§ WHAT NEEDS TO BE DONE: Each record below should be output verbatim, without pictures.

[Plotting code records]
::::::::::
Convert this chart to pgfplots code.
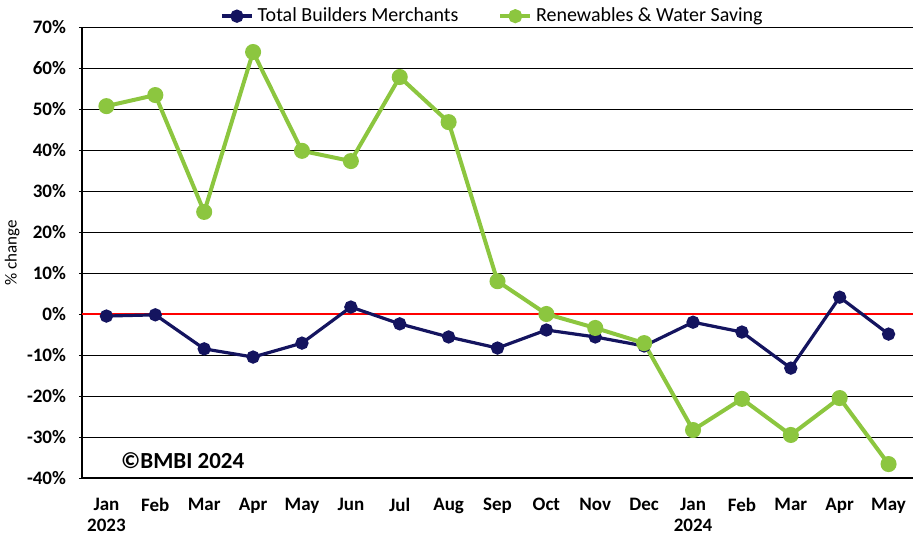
\documentclass[border=0pt]{standalone}
\usepackage{pgfplots}
\pgfplotsset{compat=1.18}
\usepackage{fontspec}
\setmainfont{Carlito}
\definecolor{navy}{RGB}{20,20,95}
\definecolor{lime}{RGB}{140,198,63}

\begin{document}
\begin{tikzpicture}
\path[use as bounding box] (0,0) rectangle (457pt,269pt);
\begin{axis}[
  at={(41pt,30pt)}, anchor=south west,
  scale only axis,
  width=415.5pt, height=225.5pt,
  xmin=-0.5, xmax=16.5,
  ymin=-40, ymax=70,
  ytick={-40,-30,...,70},
  yticklabel={\pgfmathprintnumber{\tick}\%},
  /pgf/number format/assume math mode=true,
  xtick={0,...,16},
  xticklabels={{Jan\\2023},Feb,Mar,Apr,May,Jun,Jul,Aug,Sep,Oct,Nov,Dec,{Jan\\2024},Feb,Mar,Apr,May},
  xticklabel style={align=center, font=\fontsize{9.5}{10.5}\selectfont\bfseries, anchor=north, yshift=-5pt},
  yticklabel style={font=\fontsize{9.5}{11}\selectfont\bfseries, xshift=-3pt},
  major x tick style={draw=none},
  ytick style={black, thin},
  tick align=outside,
  major tick length=3pt,
  ymajorgrids,
  grid style={black, line width=0.5pt},
  axis x line=bottom,
  axis y line=left,
  axis line style={black, line width=0.8pt, -},
  ylabel={\% change},
  ylabel style={at={(rel axis cs:-0.084,0.5)}, anchor=center, font=\fontsize{8.5}{9}\selectfont},
  legend columns=2,
  legend style={at={(0.495,1.024)}, anchor=center, draw=none, fill=none,
    font=\fontsize{10}{10}\selectfont, inner sep=0pt,
    /tikz/every even column/.append style={column sep=18pt}},
  legend image code/.code={
    \draw[#1, line width=1.8pt] (0pt,0pt) -- (15pt,0pt);
    \draw[#1, mark size=2.5pt, mark options={solid}] plot coordinates {(7.5pt,0pt)};
  },
  legend cell align=left,
  clip=false,
]
\addplot[red, line width=1.1pt, forget plot] coordinates {(-0.5,0) (16.5,0)};
\addplot[navy, line width=1.6pt, mark=*, mark size=2.5pt, mark options={fill=navy}] coordinates {
  (0,-0.5) (1,-0.2) (2,-8.5) (3,-10.5) (4,-7.1) (5,1.7) (6,-2.4) (7,-5.6)
  (8,-8.3) (9,-3.9) (10,-5.6) (11,-7.8) (12,-2.0) (13,-4.4) (14,-13.2) (15,4.1) (16,-4.9)
};
\addlegendentry{Total Builders Merchants}
\addplot[lime, line width=2pt, mark=*, mark size=3pt, mark options={fill=lime}] coordinates {
  (0,50.7) (1,53.4) (2,24.9) (3,63.9) (4,39.8) (5,37.3) (6,57.8) (7,46.8)
  (8,8.0) (9,0.0) (10,-3.4) (11,-7.1) (12,-28.3) (13,-20.7) (14,-29.5) (15,-20.5) (16,-36.6)
};
\addlegendentry{Renewables \& Water Saving}
\node[font=\fontsize{11.5}{12}\selectfont\bfseries] at (axis cs:1.56,-35.8) {©BMBI 2024};
\end{axis}
\end{tikzpicture}
\end{document}
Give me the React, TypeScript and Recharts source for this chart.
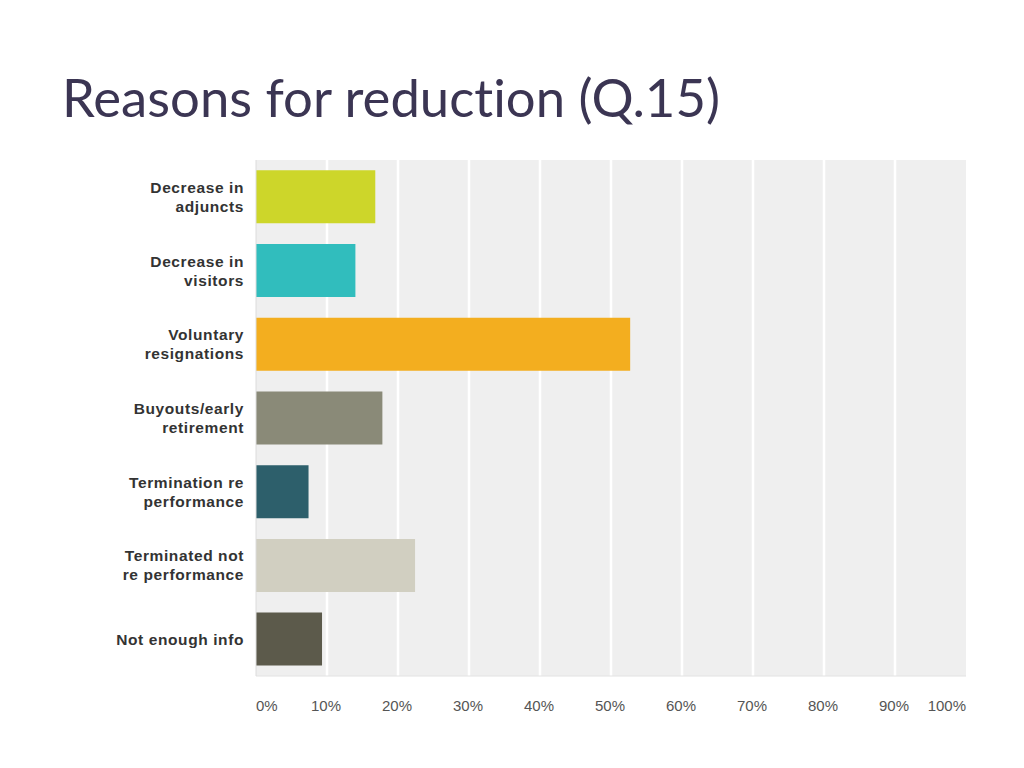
import React from "react";
import { BarChart, Bar, XAxis, YAxis, CartesianGrid, Cell } from "recharts";

const categories = [
  "Decrease in\nadjuncts",
  "Decrease in\nvisitors",
  "Voluntary\nresignations",
  "Buyouts/early\nretirement",
  "Termination re\nperformance",
  "Terminated not\nre performance",
  "Not enough info",
];
const values = [16.8, 14.0, 52.7, 17.8, 7.4, 22.4, 9.3];
const colors = ["#cdd62a", "#31bdbd", "#f3ae1f", "#8a8a78", "#2d5f6b", "#d1cfc1", "#5c5a4b"];
const xTicks = [0, 10, 20, 30, 40, 50, 60, 70, 80, 90, 100];
const title = "Reasons for reduction (Q.15)";

const data = categories.map((c, i) => ({ name: c, value: values[i] }));

const YTick = (props: any) => {
  const { x, y, payload } = props;
  const lines = String(payload.value).split("\n");
  const lh = 19;
  const start = y - ((lines.length - 1) * lh) / 2 + 5.5;
  return (
    <text
      textAnchor="end"
      fontFamily="'Liberation Sans', Arial, sans-serif"
      fontWeight="bold"
      fontSize={15.5}
      letterSpacing={0.6}
      fill="#333333"
    >
      {lines.map((l, i) => (
        <tspan key={i} x={x} y={start + i * lh}>
          {l}
        </tspan>
      ))}
    </text>
  );
};

const XTick = (props: any) => {
  const { x, y, payload } = props;
  const v = payload.value;
  const anchor = v === 0 ? "start" : v === 100 ? "end" : "middle";
  const dx = v === 0 ? 0 : v === 100 ? 0 : -1;
  return (
    <text
      x={x + dx}
      y={y}
      dy={19}
      textAnchor={anchor}
      fontFamily="'Liberation Sans', Arial, sans-serif"
      fontSize={15}
      fill="#555555"
    >
      {v + "%"}
    </text>
  );
};

export default function App() {
  return (
    <div style={{ position: "absolute", left: 0, top: 0, width: 1024, height: 768, background: "#fff" }}>
      <svg width={1024} height={140} style={{ position: "absolute", left: 0, top: 0 }}>
        <text
          x={62}
          y={117}
          fontFamily="Lato, 'Open Sans', sans-serif"
          fontSize={53}
          fill="#3b3553"
          textLength={658}
          lengthAdjust="spacingAndGlyphs"
          style={{ fontVariantLigatures: "none" }}
        >
          {title}
        </text>
      </svg>
      <div style={{ position: "absolute", left: 0, top: 0 }}>
        <BarChart
          width={1024}
          height={768}
          data={data}
          layout="vertical"
          margin={{ top: 160, right: 58, bottom: 52, left: 0 }}
          barCategoryGap="14%"
        >
          <CartesianGrid
            horizontal={false}
            vertical={true}
            fill="#efefef"
            stroke="#ffffff"
            strokeWidth={2.5}
            verticalCoordinatesGenerator={(p: any) =>
              xTicks.slice(1, 10).map((t) => p.offset.left + (t / 100) * p.offset.width)
            }
          />
          <XAxis
            type="number"
            domain={[0, 100]}
            ticks={xTicks}
            height={40}
            tickSize={0}
            tickMargin={16}
            tick={<XTick />}
            axisLine={{ stroke: "#e2e2e2" }}
            interval={0}
          />
          <YAxis
            type="category"
            dataKey="name"
            width={256}
            tickSize={0}
            tickMargin={12}
            tick={<YTick />}
            axisLine={{ stroke: "#dcdcdc" }}
            interval={0}
          />
          <Bar dataKey="value" isAnimationActive={false}>
            {data.map((d, i) => (
              <Cell key={i} fill={colors[i]} />
            ))}
          </Bar>
        </BarChart>
      </div>
    </div>
  );
}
::::::::::
§ THE RESULT:
Convert this chart to pgfplots code.
\documentclass[border=0pt]{standalone}
\usepackage{pgfplots}
\pgfplotsset{compat=1.18}
\usepackage{fontspec}
\setmainfont{Carlito}
\definecolor{navy}{RGB}{20,20,95}
\definecolor{lime}{RGB}{140,198,63}

\begin{document}
\begin{tikzpicture}
\path[use as bounding box] (0,0) rectangle (457pt,269pt);
\begin{axis}[
  at={(41pt,30pt)}, anchor=south west,
  scale only axis,
  width=415.5pt, height=225.5pt,
  xmin=-0.5, xmax=16.5,
  ymin=-40, ymax=70,
  ytick={-40,-30,...,70},
  yticklabel={\pgfmathprintnumber{\tick}\%},
  /pgf/number format/assume math mode=true,
  xtick={0,...,16},
  xticklabels={{Jan\\2023},Feb,Mar,Apr,May,Jun,Jul,Aug,Sep,Oct,Nov,Dec,{Jan\\2024},Feb,Mar,Apr,May},
  xticklabel style={align=center, font=\fontsize{9.5}{10.5}\selectfont\bfseries, anchor=north, yshift=-5pt},
  yticklabel style={font=\fontsize{9.5}{11}\selectfont\bfseries, xshift=-3pt},
  major x tick style={draw=none},
  ytick style={black, thin},
  tick align=outside,
  major tick length=3pt,
  ymajorgrids,
  grid style={black, line width=0.5pt},
  axis x line=bottom,
  axis y line=left,
  axis line style={black, line width=0.8pt, -},
  ylabel={\% change},
  ylabel style={at={(rel axis cs:-0.084,0.5)}, anchor=center, font=\fontsize{8.5}{9}\selectfont},
  legend columns=2,
  legend style={at={(0.495,1.024)}, anchor=center, draw=none, fill=none,
    font=\fontsize{10}{10}\selectfont, inner sep=0pt,
    /tikz/every even column/.append style={column sep=18pt}},
  legend image code/.code={
    \draw[#1, line width=1.8pt] (0pt,0pt) -- (15pt,0pt);
    \draw[#1, mark size=2.5pt, mark options={solid}] plot coordinates {(7.5pt,0pt)};
  },
  legend cell align=left,
  clip=false,
]
\addplot[red, line width=1.1pt, forget plot] coordinates {(-0.5,0) (16.5,0)};
\addplot[navy, line width=1.6pt, mark=*, mark size=2.5pt, mark options={fill=navy}] coordinates {
  (0,-0.5) (1,-0.2) (2,-8.5) (3,-10.5) (4,-7.1) (5,1.7) (6,-2.4) (7,-5.6)
  (8,-8.3) (9,-3.9) (10,-5.6) (11,-7.8) (12,-2.0) (13,-4.4) (14,-13.2) (15,4.1) (16,-4.9)
};
\addlegendentry{Total Builders Merchants}
\addplot[lime, line width=2pt, mark=*, mark size=3pt, mark options={fill=lime}] coordinates {
  (0,50.7) (1,53.4) (2,24.9) (3,63.9) (4,39.8) (5,37.3) (6,57.8) (7,46.8)
  (8,8.0) (9,0.0) (10,-3.4) (11,-7.1) (12,-28.3) (13,-20.7) (14,-29.5) (15,-20.5) (16,-36.6)
};
\addlegendentry{Renewables \& Water Saving}
\node[font=\fontsize{11.5}{12}\selectfont\bfseries] at (axis cs:1.56,-35.8) {©BMBI 2024};
\end{axis}
\end{tikzpicture}
\end{document}
Give me the React, TypeScript and Recharts source for this chart.
import React from "react";
import { BarChart, Bar, XAxis, YAxis, CartesianGrid, Cell } from "recharts";

const categories = [
  "Decrease in\nadjuncts",
  "Decrease in\nvisitors",
  "Voluntary\nresignations",
  "Buyouts/early\nretirement",
  "Termination re\nperformance",
  "Terminated not\nre performance",
  "Not enough info",
];
const values = [16.8, 14.0, 52.7, 17.8, 7.4, 22.4, 9.3];
const colors = ["#cdd62a", "#31bdbd", "#f3ae1f", "#8a8a78", "#2d5f6b", "#d1cfc1", "#5c5a4b"];
const xTicks = [0, 10, 20, 30, 40, 50, 60, 70, 80, 90, 100];
const title = "Reasons for reduction (Q.15)";

const data = categories.map((c, i) => ({ name: c, value: values[i] }));

const YTick = (props: any) => {
  const { x, y, payload } = props;
  const lines = String(payload.value).split("\n");
  const lh = 19;
  const start = y - ((lines.length - 1) * lh) / 2 + 5.5;
  return (
    <text
      textAnchor="end"
      fontFamily="'Liberation Sans', Arial, sans-serif"
      fontWeight="bold"
      fontSize={15.5}
      letterSpacing={0.6}
      fill="#333333"
    >
      {lines.map((l, i) => (
        <tspan key={i} x={x} y={start + i * lh}>
          {l}
        </tspan>
      ))}
    </text>
  );
};

const XTick = (props: any) => {
  const { x, y, payload } = props;
  const v = payload.value;
  const anchor = v === 0 ? "start" : v === 100 ? "end" : "middle";
  const dx = v === 0 ? 0 : v === 100 ? 0 : -1;
  return (
    <text
      x={x + dx}
      y={y}
      dy={19}
      textAnchor={anchor}
      fontFamily="'Liberation Sans', Arial, sans-serif"
      fontSize={15}
      fill="#555555"
    >
      {v + "%"}
    </text>
  );
};

export default function App() {
  return (
    <div style={{ position: "absolute", left: 0, top: 0, width: 1024, height: 768, background: "#fff" }}>
      <svg width={1024} height={140} style={{ position: "absolute", left: 0, top: 0 }}>
        <text
          x={62}
          y={117}
          fontFamily="Lato, 'Open Sans', sans-serif"
          fontSize={53}
          fill="#3b3553"
          textLength={658}
          lengthAdjust="spacingAndGlyphs"
          style={{ fontVariantLigatures: "none" }}
        >
          {title}
        </text>
      </svg>
      <div style={{ position: "absolute", left: 0, top: 0 }}>
        <BarChart
          width={1024}
          height={768}
          data={data}
          layout="vertical"
          margin={{ top: 160, right: 58, bottom: 52, left: 0 }}
          barCategoryGap="14%"
        >
          <CartesianGrid
            horizontal={false}
            vertical={true}
            fill="#efefef"
            stroke="#ffffff"
            strokeWidth={2.5}
            verticalCoordinatesGenerator={(p: any) =>
              xTicks.slice(1, 10).map((t) => p.offset.left + (t / 100) * p.offset.width)
            }
          />
          <XAxis
            type="number"
            domain={[0, 100]}
            ticks={xTicks}
            height={40}
            tickSize={0}
            tickMargin={16}
            tick={<XTick />}
            axisLine={{ stroke: "#e2e2e2" }}
            interval={0}
          />
          <YAxis
            type="category"
            dataKey="name"
            width={256}
            tickSize={0}
            tickMargin={12}
            tick={<YTick />}
            axisLine={{ stroke: "#dcdcdc" }}
            interval={0}
          />
          <Bar dataKey="value" isAnimationActive={false}>
            {data.map((d, i) => (
              <Cell key={i} fill={colors[i]} />
            ))}
          </Bar>
        </BarChart>
      </div>
    </div>
  );
}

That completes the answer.